Quotes Engineers I

March 31st to April 6th


It is curious that no man knows how the rods were straightened. It seems to them that they stood through days and nights slowly sliding a bar backwards and forwards through a white glow that was part of the ship. They remember an intolerable noise in their burning heads from the walls of the stoke-hole, and they remember being savagely beaten by men whose eyes seemed asleep.


This is from “The Devil and the Deep Sea“, collected in The Day’s Work.

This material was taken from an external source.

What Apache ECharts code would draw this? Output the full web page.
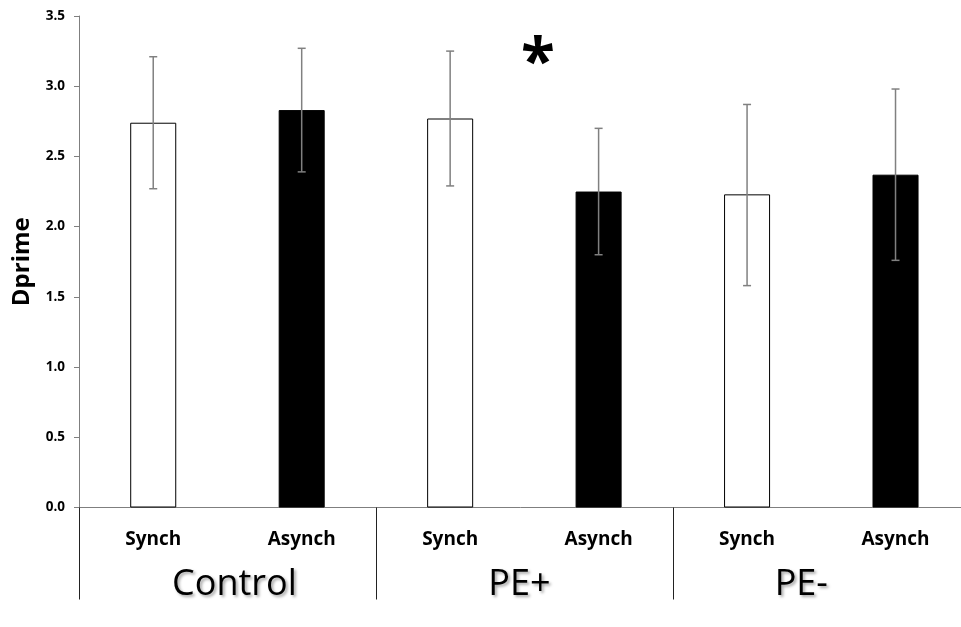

The Haliotis, a small iron cargo steamer, has been fishing illegally for pearls in East Indian waters. They were fired on by a local naval vessel, and a shell had wrecked their engines. Here, imprisoned on the ship, they are striving to repair her, and wreak revenge.

Young Ottley jumped into the cab and turned off all the steam he could find, for there was a good deal escaping. Then he took the lantern and dived under the drive-wheels, where he lay face up, investigating among spurts of hot water. “Doocid plucky,” said the subaltern. “I shouldn’t like to do that myself.

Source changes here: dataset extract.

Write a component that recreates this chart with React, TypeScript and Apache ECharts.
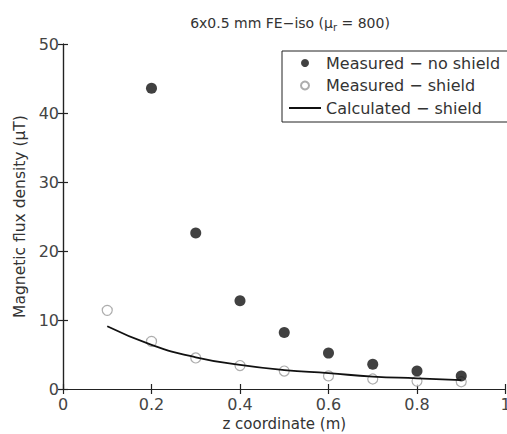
import React, { useEffect, useRef } from "react";
import * as echarts from "echarts";

const zNoShield = [0.2, 0.3, 0.4, 0.5, 0.6, 0.7, 0.8, 0.9];
const measuredNoShield = [43.6, 22.6, 12.8, 8.2, 5.2, 3.6, 2.6, 1.9];
const zShield = [0.1, 0.2, 0.3, 0.4, 0.5, 0.6, 0.7, 0.8, 0.9];
const measuredShield = [11.4, 6.9, 4.5, 3.4, 2.6, 1.9, 1.45, 1.15, 1.05];
const calculatedShield = [9.1, 6.4, 4.6, 3.5, 2.75, 2.3, 1.8, 1.55, 1.3];
const seriesNames = ["Measured \u2212 no shield", "Measured \u2212 shield", "Calculated \u2212 shield"];

const FONT = "DejaVu Sans";

export default function App() {
  const ref = useRef<HTMLDivElement>(null);
  useEffect(() => {
    if (!ref.current) return;
    const chart = echarts.init(ref.current, undefined, { renderer: "svg" });
    const axisLine = { show: true, lineStyle: { color: "#222", width: 1.2 } };
    const tick = { show: true, inside: true, length: 5, lineStyle: { color: "#222", width: 1.2 } };
    chart.setOption({
      animation: false,
      backgroundColor: "#fff",
      title: {
        text: "6x0.5 mm FE\u2212iso (\u03bc{sub|r} = 800)",
        left: 285,
        textAlign: "center",
        top: 8,
        textStyle: {
          fontFamily: FONT,
          fontSize: 14,
          fontWeight: "normal",
          color: "#333",
          rich: {
            sub: { fontFamily: FONT, fontSize: 10, color: "#333", verticalAlign: "bottom", padding: [9, 0, 0, 0] },
          },
        },
      },
      grid: { left: 63, top: 44, width: 442.5, height: 345, containLabel: false, outerBoundsMode: "none" },
      legend: {
        orient: "vertical",
        left: 282,
        top: 51,
        padding: [4, 10, 6, 6],
        itemWidth: 32,
        itemHeight: 8,
        itemGap: 6.5,
        backgroundColor: "#fff",
        borderColor: "#222",
        borderWidth: 1,
        borderRadius: 0,
        textStyle: { fontFamily: FONT, fontSize: 16, color: "#333", lineHeight: 16 },
        data: [
          { name: seriesNames[0] },
          { name: seriesNames[1] },
          { name: seriesNames[2], itemStyle: { opacity: 0 } },
        ],
      },
      xAxis: [
        {
          type: "value",
          min: 0,
          max: 1,
          interval: 0.2,
          position: "bottom",
          name: "z coordinate (m)",
          nameLocation: "middle",
          nameGap: 27,
          nameTextStyle: { fontFamily: FONT, fontSize: 15, color: "#333" },
          axisLine,
          axisTick: tick,
          splitLine: { show: false },
          axisLabel: {
            fontFamily: FONT,
            fontSize: 16,
            color: "#444",
            margin: 7,
            formatter: (v: number) => String(Math.round(v * 10) / 10),
          },
        },
        {
          type: "value",
          min: 0,
          max: 1,
          interval: 0.2,
          position: "top",
          axisLine,
          axisTick: tick,
          splitLine: { show: false },
          axisLabel: { show: false },
        },
      ],
      yAxis: [
        {
          type: "value",
          min: 0,
          max: 50,
          interval: 10,
          position: "left",
          name: "Magnetic flux density (\u03bcT)",
          nameLocation: "middle",
          nameGap: 24,
          nameTextStyle: { fontFamily: FONT, fontSize: 15.5, color: "#333" },
          axisLine,
          axisTick: tick,
          splitLine: { show: false },
          axisLabel: { fontFamily: FONT, fontSize: 16, color: "#444", margin: 4 },
        },
        {
          type: "value",
          min: 0,
          max: 50,
          interval: 10,
          position: "right",
          axisLine,
          axisTick: tick,
          splitLine: { show: false },
          axisLabel: { show: false },
        },
      ],
      series: [
        {
          name: seriesNames[0],
          type: "scatter",
          symbol: "circle",
          symbolSize: 11,
          itemStyle: { color: "#111" },
          data: zNoShield.map((z, i) => [z, measuredNoShield[i]]),
          z: 3,
        },
        {
          name: seriesNames[1],
          type: "scatter",
          symbol: "circle",
          symbolSize: 10,
          itemStyle: { color: "#fff", borderColor: "#999", borderWidth: 1.2 },
          data: zShield.map((z, i) => [z, measuredShield[i]]),
          z: 2,
        },
        {
          name: seriesNames[2],
          type: "line",
          smooth: true,
          symbol: "none",
          showSymbol: false,
          lineStyle: { color: "#111", width: 1.8 },
          itemStyle: { color: "#111" },
          data: zShield.map((z, i) => [z, calculatedShield[i]]),
          z: 4,
        },
      ],
    });
    return () => chart.dispose();
  }, []);
  return (
    <div
      ref={ref}
      style={{ position: "fixed", left: 0, top: 0, width: 507, height: 434, background: "#fff" }}
    />
  );
}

This is from “The Bold Prentice” (1895 – collected in Land and Sea Tales for Scouts  and Guides.

Young Ottley is an apprentice in the workshops of one of the biggest Indian railway companies. Like many young men in the age of steam, his ambition is to be an engine-driver.

He makes friends with Olaf Swanson, a notable driver, who has written a manual, his ‘vademecome’, on how to repair damaged locomotives.

One night he is on his way to a rifle competition as a passenger, when one of the cylinders on the train’s engine blows up. The driver, fearful for his life amidst steam and scalding water, will do nothing. But Young Ottley, mustering the help of a squad of British soldiers, and remembering Olaf’s book, disconnects the wrecked cylinder and takes the train on across Bengal in the darkness, through pouring rain and flood.

The turbines whistle reflectively. From the low-arched expansion-tanks on either side the valves descend pillarwise to the turbine-chests, and thence the obedient gas whirls through the spirals of blades with a force that would whip the teeth out of a power saw.


This is from “With the Night Mail ” (1905) collected in Actions and Reactions.

It is the year 2000, and – powered by ‘Fleury’s Ray’ – a host of aircraft are  flying across the world from continent  to continent. The story-teller is on board a mail plane, en route from London to Quebec.

Kipling published this story only two years after the first powered flight by the Wright brothers in America.